Quel pugno chiuso il 25 Aprile a Reggio Calabria …

Si potrebbe cominciare con una lunga dissertazione sui crimini compiuti nel mondo sotto l’egida della proletaria falce e martello e indugiare sulle vicende che interessano il comunismo italiano citando le eroiche gesta “autorizzative” di invasioni stragiste poste in essere da un Togliatti ritenuto da se stesso il “migliore” tra i suoi.

 Si potrebbe procedere con l’elenco degli efferati crimini – ormai accertati, demolendo il muro di impenetrabilità edificato nel corso dei decenni -, perpetrati dai partigiani rossi durante la denegata guerra civile, che dilaniò il Paese tra il 1945 e fino al 1948, a liberazione bella che avvenuta. E per finire basterebbe sottolineare come la festa di liberazione è stata, con la solita abile strategia di convincimento delle masse, monopolizzata per decenni da una sola parte politica.

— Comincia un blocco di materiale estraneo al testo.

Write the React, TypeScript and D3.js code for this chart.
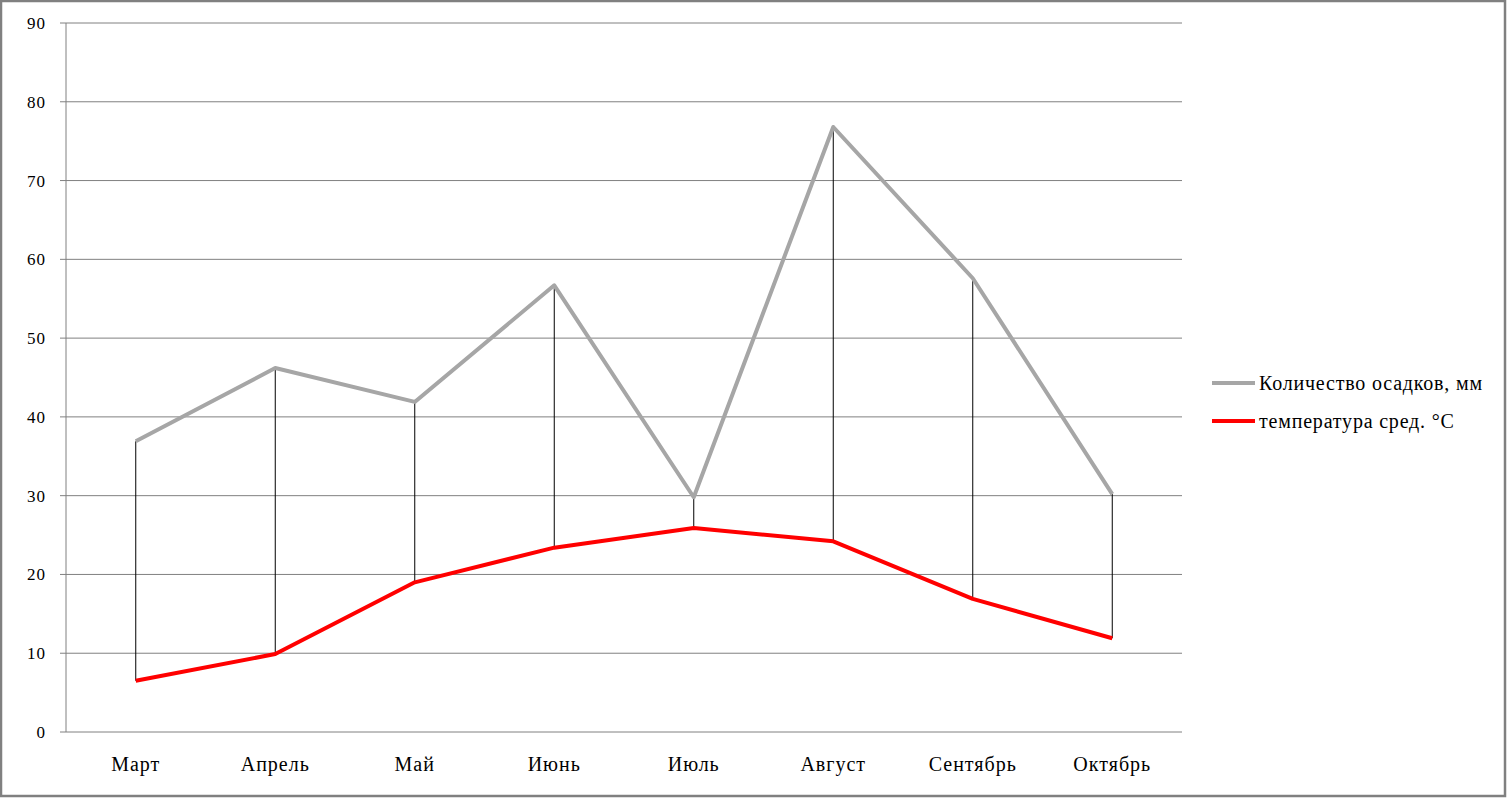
import React from "react";
import * as d3 from "d3";

const categories = ["Март", "Апрель", "Май", "Июнь", "Июль", "Август", "Сентябрь", "Октябрь"];
const precipitation = [36.9, 46.2, 41.9, 56.7, 29.8, 76.8, 57.6, 30.2];
const temperature = [6.5, 9.9, 19.0, 23.4, 25.9, 24.2, 16.9, 11.9];
const yTicks = [0, 10, 20, 30, 40, 50, 60, 70, 80, 90];
const seriesNames = ["Количество осадков, мм", "температура сред. °C"];

const W = 1508, H = 798;
const left = 66, right = 1182, top = 23, bottom = 732;
const font = "'Liberation Serif', 'DejaVu Serif', serif";

export default function App() {
  const x = d3.scaleBand<string>().domain(categories).range([left, right]);
  const cx = (c: string) => (x(c) as number) + x.bandwidth() / 2;
  const y = d3.scaleLinear().domain([0, 90]).range([bottom, top]);
  const line = d3.line<number>().x((_, i) => cx(categories[i])).y((d) => y(d));

  return (
    <div style={{ position: "fixed", left: 0, top: 0 }}>
      <svg width={W} height={H} style={{ display: "block", background: "#fff" }}>
        <rect x={1} y={1} width={W - 4} height={H - 3} fill="#fff" stroke="#808080" strokeWidth={2.5} />
        {yTicks.map((t) => (
          <g key={t}>
            <line x1={60} x2={right} y1={y(t)} y2={y(t)} stroke="#808080" strokeWidth={1} />
            <text x={46} y={y(t)} dy="0.35em" textAnchor="end" fontFamily={font} fontSize={17} letterSpacing={1} fill="#000">{t}</text>
          </g>
        ))}
        <line x1={left} x2={left} y1={top} y2={bottom} stroke="#808080" strokeWidth={1} />
        {categories.map((c, i) => (
          <g key={c}>
            <line x1={cx(c)} x2={cx(c)} y1={y(precipitation[i])} y2={y(temperature[i])} stroke="#000" strokeWidth={1} />
            <text x={cx(c)} y={771} textAnchor="middle" fontFamily={font} fontSize={20} letterSpacing={1} fill="#000">{c}</text>
          </g>
        ))}
        <path d={line(precipitation) || ""} fill="none" stroke="#a6a6a6" strokeWidth={4} strokeLinejoin="round" />
        <path d={line(temperature) || ""} fill="none" stroke="#ff0000" strokeWidth={4} strokeLinejoin="round" />
        {seriesNames.map((n, i) => (
          <g key={n} transform={`translate(0, ${383 + i * 38})`}>
            <line x1={1212} x2={1255} y1={0} y2={0} stroke={i === 0 ? "#a6a6a6" : "#ff0000"} strokeWidth={4} />
            <text x={1259} y={0} dy="0.35em" fontFamily={font} fontSize={20} letterSpacing={0.8} fill="#000">{n}</text>
          </g>
        ))}
      </svg>
    </div>
  );
}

La più ideologizzata. Ma qualcuno potrebbe obiettare che in Italia non esiste apologia del comunismo e dunque zitti tutti, non siamo in ucraina, dove chi ha vissuto sulla propria pelle gli orrori del percorso obbligato di quella utopia l’ha equiparata con legge dello Stato al nazismo. Altra possibilità è riposta nello sporcare l’immacolata opera partigiana con la sempre più avvalorata revisione storica dei fatti che hanno condotto l’Italia alla guerra civile. Ma anche qui si dovrebbe aprire dibattito troppo esteso.

 Quindi, per restare a casetta nostra e stigmatizzare il saluto a pugno chiuso dei consiglieri comunali, Presidente in testa, non serve scomodare Pol Pot, Stalin e nemmeno Palmiro nostro. È sufficiente limitarsi agli aspetti relativi alla deferenza ed alla discrezione, al rispetto per la funzione pubblica svolta, tutti valori etici ed in un certo senso deontologici di cui bisogna assolutamente riappropriarsi. Trattasi di persone che ricoprono ruoli istituzionali, cariche pubbliche alle quali sono giunte per mandato popolare. E quando ci si siede su scranni elettivi si rappresenta tutta la cittadinanza. Tutta. E la cittadinanza, anche quella parte che ha votato in direzione opposta, poiché rappresentata, va rispettata appieno. In particolare dal Presidente del Civico Consesso, il quale assume un incarico e riveste una funzione che si configura per sua stessa natura giuridica super partes, di garanzia ed imparzialità.

 La speranza di tutti va riposta nella auspicata non accidentalità dell’errore del medesimo nello scegliere il braccio destro, quasi a volere compensare la sua eccezione di parzialità. Sarebbe faceta aspettativa, ma certamente meglio che pensare ad una adesione del medesimo Presidente al trotskismo (i cui seguaci alzavano il braccio destro in contrapposizione ai leninisti). Se poi si volesse, si potrebbe ragionare sulla simbologia e sul significato del pugno chiuso ostentato dai medesimi rappresentanti del popolo reggino per chiedersi cosa c’entra la rivoluzione operaia con la liberazione (le dita chiuse rappresentano, come sapranno in molti, l’unione delle forze operaie, sempre divise in tempi di pace ma pronte ad unirsi in una sola forza contro i “padroni” all’occorrenza)?

Anzi e di più, a volere festeggiare la ricorrenza in maniera esauriente, va senza dubbio ricordato che il gesto si configura del tutto non esaustivo e irrispettoso di tutte quelle forze democratico cristiane (i c.d. partigiani bianchi) che parteciparono con molto più onore e onestà alla liberazione del Paese, non commettendo gli abusi e i feroci crimini dei partigiani comunisti, ossessionati dal loro progetto di rivoluzione, ed anzi da questi ultimi subendoli. Lo ricorda proprio in questi giorni un uomo a caso, il Presidente della Repubblica Italiana Sergio Mattarella.